We hope that botanists around the world continue to use TL-2 and that they find our new online offering even easier to use than the printed work. 

December 14, 2011

Free eBooks for Your New eReader

This is the second post in our new series, Library Hacks, where we take a look at cool and interesting online resources from the Smithsonian Libraries and the cyberworld at large.

Are you giving or getting an eReader this holiday season? Maybe you are one of the millions already using smartphones or tablets to access just about everything online. In my humble librarian opinion, one of the greatest uses for such devices is free downloadable books! Of course, you can and should check your local public library to find ebooks to borrow, but there are lots of websites offering access to ebooks, too. However, not all such sites give free access! Many, like Amazon.com, offer ebooks for sale only. So I thought I'd highlight some of the biggest and best sites for finding free ebooks -- which won't put an extra squeeze on your holiday budget.

Project Gutenberg logoProject Gutenberg

Project Gutenberg was the first provider of free full-text ebooks. Its founder Michael S. Hart, who passed away earlier this year, invented ebooks in 1971, so this is really the granddaddy of free downloadable book sites. It currently offers access to over 36,000 titles, but that number increases to over 100,000 ebooks when you include Project Gutenberg’s partners around the world. These books were all previously released by established publishers, which means you won’t just find a bunch of fan fiction self-published by some guy obsessed with Batman. Also, all of the ebooks uploaded by Project Gutenberg have been diligently proofread by volunteers to limit typos/errors.
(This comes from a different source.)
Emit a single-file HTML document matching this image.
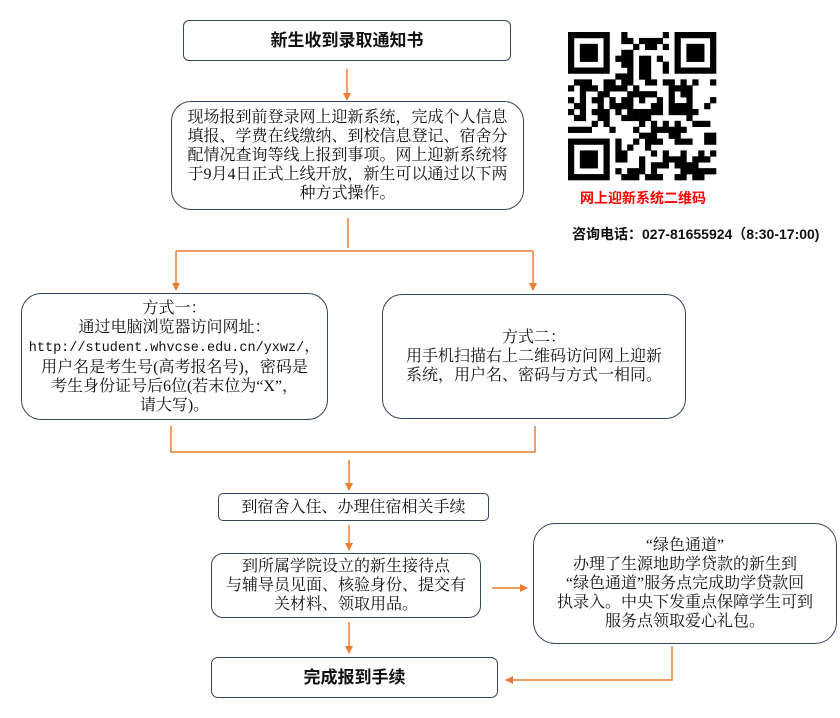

Project Gutenberg offers a simple book search feature to search by title, author or subject. You can also browse the bookshelves if you’re not sure what you’re looking for. It’s fun to scan all the topics covered –- everything from children’s picture books (many with full-color illustrations) to cookery (lots of recipes!) to German language books (das ist gut!). Keep in mind -– these ebooks are available for free because their U.S. copyright has expired. But this means you won’t be able to access the current New York Times bestsellers here.

No fee or registration is required, and these ebooks can be downloaded to your PC, eReader, tablet, most smartphones, and even some MP3 players and gaming systems. Easy-to-follow instructions are available to help you figure it all out.

 

Open Library Open Library logo

The goal of Open Library, an initiative of the Internet Archive, is stated simply: One web page for every book ever published. But this definitely is not a simple task! So far the site has over 20 million edition records, and new records are constantly being added. This is truly an open project, with information being contributed by a wide variety of libraries. Individual people also are encouraged to participate by adding and/or fixing book records, writing book descriptions, adding book cover images, or editing nearly any page on the site.
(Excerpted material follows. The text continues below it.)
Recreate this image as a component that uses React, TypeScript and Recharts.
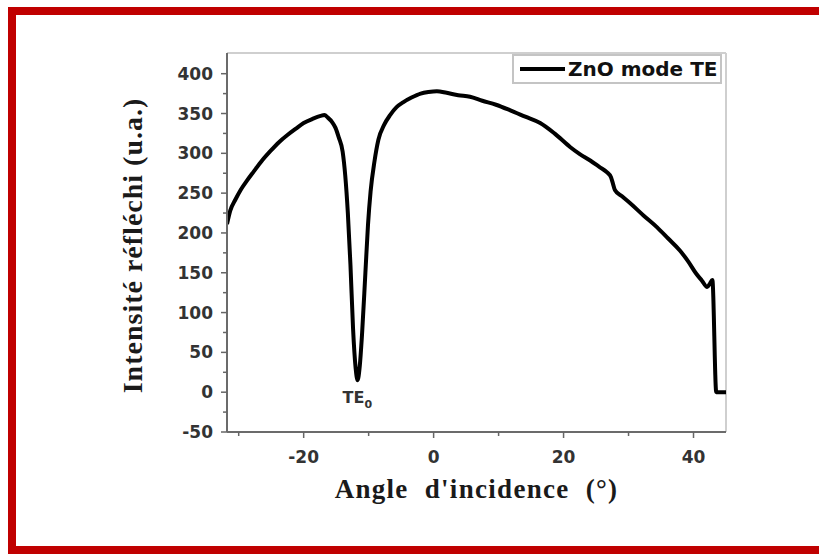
import React from 'react';
import { LineChart, Line, XAxis, YAxis, Legend, ReferenceDot, ReferenceLine } from 'recharts';

// angle of incidence (deg) and reflected intensity (a.u.)
const angles = [
  -31.8, -31.3, -30.5, -29.7, -28.7, -27.7, -26.4, -25.1, -23.8, -22.5,
  -21.2, -20.0, -18.7, -17.4, -16.8, -16.3, -15.6, -15.1, -14.6, -14.0,
  -13.6, -13.2, -12.8, -12.4, -12.0, -11.7, -11.4, -11.0, -10.5, -10.1,
  -9.7, -9.1, -8.5, -7.6, -6.7, -5.7, -4.7, -3.4, -2.0, -0.8,
  0.5, 2.0, 3.8, 5.6, 7.5, 9.6, 11.8, 14.1, 16.4, 18.6,
  21.0, 22.5, 24.1, 25.5, 26.7, 27.3, 27.6, 27.9, 29.0, 30.3,
  32.3, 34.4, 36.1, 37.9, 39.2, 40.4, 41.3, 42.1, 42.5, 42.9,
  43.5, 45.0,
];
const intensity = [
  211, 228, 242, 254, 266, 277, 291, 303, 314, 323,
  331, 338, 343, 347, 348, 345, 339, 332, 320, 302,
  272, 225, 160, 80, 30, 15, 30, 75, 150, 210,
  252, 290, 317, 336, 348, 358, 364, 370, 375, 377,
  378, 376, 373, 371, 366, 361, 354, 346, 338, 325,
  308, 299, 291, 283, 276, 270, 262, 254, 246, 237,
  222, 207, 193, 178, 164, 149, 140, 132, 136, 141,
  0, 0,
];

const xTicks = [-30, -20, -10, 0, 10, 20, 30, 40];
const xLabelled = [-20, 0, 20, 40];
const yTicks = [-50, -25, 0, 25, 50, 75, 100, 125, 150, 175, 200, 225, 250, 275, 300, 325, 350, 375, 400];
const yLabelled = [-50, 0, 50, 100, 150, 200, 250, 300, 350, 400];
const xDomain = [-31.8, 45];
const yDomain = [-50, 426];

const seriesName = 'ZnO mode TE';
const xTitle = "Angle  d'incidence  (°)";
const yTitle = 'Intensité réfléchi (u.a.)';

const data = angles.map((a, i) => ({ angle: a, intensity: intensity[i] }));

const tickFont = { fontFamily: '"DejaVu Sans", sans-serif', fontWeight: 700, fontSize: 17, fill: '#333' };
const titleFont = { fontFamily: '"Liberation Serif", serif', fontWeight: 700, fill: '#1a1a1a' };

const XTick = (props: any) => {
  const { x, y, payload } = props;
  const major = xLabelled.includes(payload.value);
  return (
    <g>
      <line x1={x} x2={x} y1={y} y2={y + (major ? 6 : 4)} stroke="#666" strokeWidth={1.5} />
      {major && (
        <text x={x} y={y + 31} textAnchor="middle" {...tickFont}>
          {payload.value}
        </text>
      )}
    </g>
  );
};

const YTick = (props: any) => {
  const { x, y, payload } = props;
  const major = yLabelled.includes(payload.value);
  return (
    <g>
      <line x1={x} x2={x - (major ? 6 : 4)} y1={y} y2={y} stroke="#666" strokeWidth={1.5} />
      {major && (
        <text x={x - 14} y={y + 6} textAnchor="end" {...tickFont}>
          {payload.value}
        </text>
      )}
    </g>
  );
};

const XTitle = (props: any) => {
  const vb = props.viewBox;
  return (
    <text x={vb.x + vb.width / 2} y={vb.y + 66} textAnchor="middle" fontSize={27} letterSpacing={1.3} style={{ whiteSpace: 'pre' }} {...titleFont}>
      {xTitle}
    </text>
  );
};

const YTitle = (props: any) => {
  const vb = props.viewBox;
  const cx = vb.x + vb.width - 85;
  const cy = vb.y + vb.height / 2 + 3;
  return (
    <text x={cx} y={cy} transform={`rotate(-90 ${cx} ${cy})`} textAnchor="middle" fontSize={28} letterSpacing={1} {...titleFont}>
      {yTitle}
    </text>
  );
};

const DipLabel = (props: any) => {
  const vb = props.viewBox;
  return (
    <text x={vb.x - 15} y={vb.y + 23} {...tickFont} fontSize={16}>
      TE<tspan fontSize={11} dy={5}>0</tspan>
    </text>
  );
};

const LegendBox = () => (
  <div
    style={{
      boxSizing: 'border-box',
      width: 210,
      height: 30,
      border: '2px solid #c4c4c4',
      display: 'flex',
      alignItems: 'center',
      background: '#fff',
    }}
  >
    <span style={{ display: 'inline-block', width: 45, height: 4, background: '#000', marginLeft: 6 }} />
    <span style={{ marginLeft: 3, font: 'bold 20px "DejaVu Sans"', color: '#111', whiteSpace: 'nowrap' }}>{seriesName}</span>
  </div>
);

export default function App() {
  return (
    <div style={{ position: 'absolute', left: 0, top: 0, width: 819, height: 554, overflow: 'hidden', background: '#fff' }}>
      <div
        style={{
          position: 'absolute',
          left: 8,
          top: 7,
          width: 900,
          height: 547,
          border: '8px solid #c00000',
          boxSizing: 'border-box',
        }}
      />
      <div style={{ position: 'absolute', left: 0, top: 0 }}>
        <LineChart width={819} height={554} data={data} margin={{ top: 53, right: 93, bottom: 0, left: 0 }}>
          <XAxis
            dataKey="angle"
            type="number"
            domain={xDomain}
            ticks={xTicks}
            interval={0}
            allowDataOverflow
            height={122}
            tickSize={0}
            tickMargin={0}
            tickLine={false}
            tick={<XTick />}
            axisLine={{ stroke: '#6b6b6b', strokeWidth: 2 }}
            label={<XTitle />}
          />
          <YAxis
            type="number"
            domain={yDomain}
            ticks={yTicks}
            interval={0}
            allowDataOverflow
            width={227}
            tickSize={0}
            tickMargin={0}
            tickLine={false}
            tick={<YTick />}
            axisLine={{ stroke: '#6b6b6b', strokeWidth: 2 }}
            label={<YTitle />}
          />
          {/* light grey top and right frame */}
          <ReferenceLine y={yDomain[1]} stroke="#cfcfcf" strokeWidth={2} ifOverflow="visible" />
          <ReferenceLine x={xDomain[1]} stroke="#cfcfcf" strokeWidth={2} ifOverflow="visible" />
          <Legend
            layout="vertical"
            align="center"
            verticalAlign="middle"
            content={<LegendBox />}
            wrapperStyle={{ left: 512, top: 54, width: 210, height: 30 }}
          />
          <Line
            type="monotone"
            dataKey="intensity"
            name={seriesName}
            stroke="#000"
            strokeWidth={4}
            dot={false}
            isAnimationActive={false}
          />
          <ReferenceDot x={-11.7} y={15} r={0} fill="none" stroke="none" label={<DipLabel />} />
        </LineChart>
      </div>
    </div>
  );
}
Open Library offers direct access to over 1 million free ebooks in a variety of formats (PDF, plain text, ePub, DjVu, MOBi, DAISY, and "Send to Kindle"). And it's easy to use -- a simple search box is offered at the top of each page on the Open Library site. Right below that, you will find a small check box to limit your search to only ebooks. You also can browse on the Accessible Books page to see what is available for free. Open Library even has its own Lending Library with over 10,000 ebook titles available to borrow, one copy at a time for two weeks. These include mainly 20th century works which might be hard to find elsewhere online for free. For example, I found The Razor's Edge by W. Somerset Maugham, a book I've been wanting to read, which I was able to borrow, even though it's not offered for free download here or on other sites.
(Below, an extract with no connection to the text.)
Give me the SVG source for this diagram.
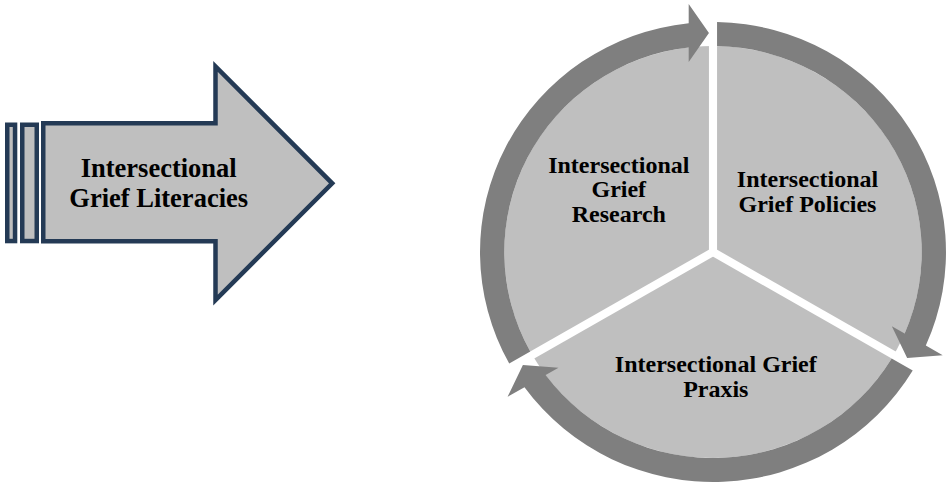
<svg xmlns="http://www.w3.org/2000/svg" width="950" height="485" viewBox="0 0 950 485">
  <style>
    .label { font-family: "Liberation Serif", "Times New Roman", serif; font-weight: bold; fill: #000; text-anchor: middle; }
    .big { font-size: 26.5px; }
    .small { font-size: 24px; }
    .frame { fill: #BFBFBF; stroke: #243A55; stroke-width: 4.5; stroke-linejoin: miter; stroke-miterlimit: 10; }
    .disc { fill: #BFBFBF; }
    .ring { fill: #7F7F7F; }
    .gap { stroke: #FFFFFF; stroke-width: 8; stroke-linecap: butt; }
  </style>
  <rect width="950" height="485" fill="#FFFFFF"/>

  <!-- Striped block arrow on the left -->
  <g id="literacies">
    <rect class="frame" x="7.25" y="124.75" width="7.8" height="116.3"/>
    <rect class="frame" x="22.25" y="124.75" width="14.5" height="116.3"/>
    <path class="frame" d="M43.25,123.25 H215.5 V66.5 L332.2,183.3 L215.5,300 V241.25 H43.25 Z"/>
    <text class="label big" x="158.7" y="177">Intersectional</text>
    <text class="label big" x="158.7" y="206.5">Grief Literacies</text>
  </g>

  <!-- Cycle: disc split in three sectors, ringed by three curved arrows -->
  <g transform="translate(713,252) scale(1.013,1)">
    <circle class="disc" cx="0" cy="0" r="206"/>
    <g id="sector-gaps">
      <line class="gap" x1="0" y1="0" x2="0" y2="-207"/>
      <line class="gap" x1="0" y1="0" x2="179.3" y2="103.5"/>
      <line class="gap" x1="0" y1="0" x2="-179.3" y2="103.5"/>
    </g>
    <g id="connectors">
      <!-- top gap to lower-right gap -->
      <path class="ring" d="M4,-229.97 A230,230 0 0 1 210.09,93.59 L226.77,103.22 L191.66,106.04 L176.54,74.22 L189.19,81.52 A206,206 0 0 0 4,-205.96 Z"/>
      <!-- lower-right gap to lower-left gap -->
      <path class="ring" d="M197.16,118.45 A230,230 0 0 1 -186.09,135.15 L-202.77,144.78 L-187.66,112.96 L-152.54,115.78 L-165.19,123.08 A206,206 0 0 0 176.37,106.44 Z"/>
      <!-- lower-left gap to top gap -->
      <path class="ring" d="M-201.16,111.53 A230,230 0 0 1 -24,-228.74 L-24,-248 L-4,-219 L-24,-190 L-24,-204.6 A206,206 0 0 0 -180.37,99.52 Z"/>
    </g>
  </g>

  <g id="research">
    <text class="label small" x="618.8" y="172.5">Intersectional</text>
    <text class="label small" x="618.8" y="197">Grief</text>
    <text class="label small" x="618.8" y="221.5">Research</text>
  </g>
  <g id="policies">
    <text class="label small" x="807.5" y="186.7">Intersectional</text>
    <text class="label small" x="807.5" y="211.7">Grief Policies</text>
  </g>
  <g id="praxis">
    <text class="label small" x="715.8" y="371.7">Intersectional Grief</text>
    <text class="label small" x="715.8" y="396.7">Praxis</text>
  </g>
</svg>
Another great service from Open Library is the availability of books in Digital Accessible Information SYstem (DAISY) format. DAISY presents written material in an audible format for people with print disabilities such as blindness, impaired vision, and dyslexia. Details on accessing DAISY books are provided in Open Library's FAQ section, and a list of all the devices that can read DAISY files is available at daisy.org.

 

HathiTrust Digital Library HathiTrust logo

This is one of the less well known ebook sources, but it's particularly valuable for research. The mission of the HathiTrust is "to contribute to the common good by collecting, organizing, preserving, communicating, and sharing the record of human knowledge." It is a partnership of over 60 major research institutions and libraries worldwide, and the HathiTrust Digital Library brings together their collections to be preserved in digital form for posterity. In fact, the name "Hathi" comes from the Hindi word for elephant, an animal known for its long memory.

It is important to realize that currently the main focus for this organization is preservation, not necessarily free public access. So while the HathiTrust has digitized nearly 10 million volumes (including both books and journals), only about a quarter of them are available free online -- a total of about 2.5 million volumes, mostly ones in the public domain. Also, these items are offered only in PDF format, which is a less eReader-friendly format than some of those available at the other ebook sites mentioned in this post.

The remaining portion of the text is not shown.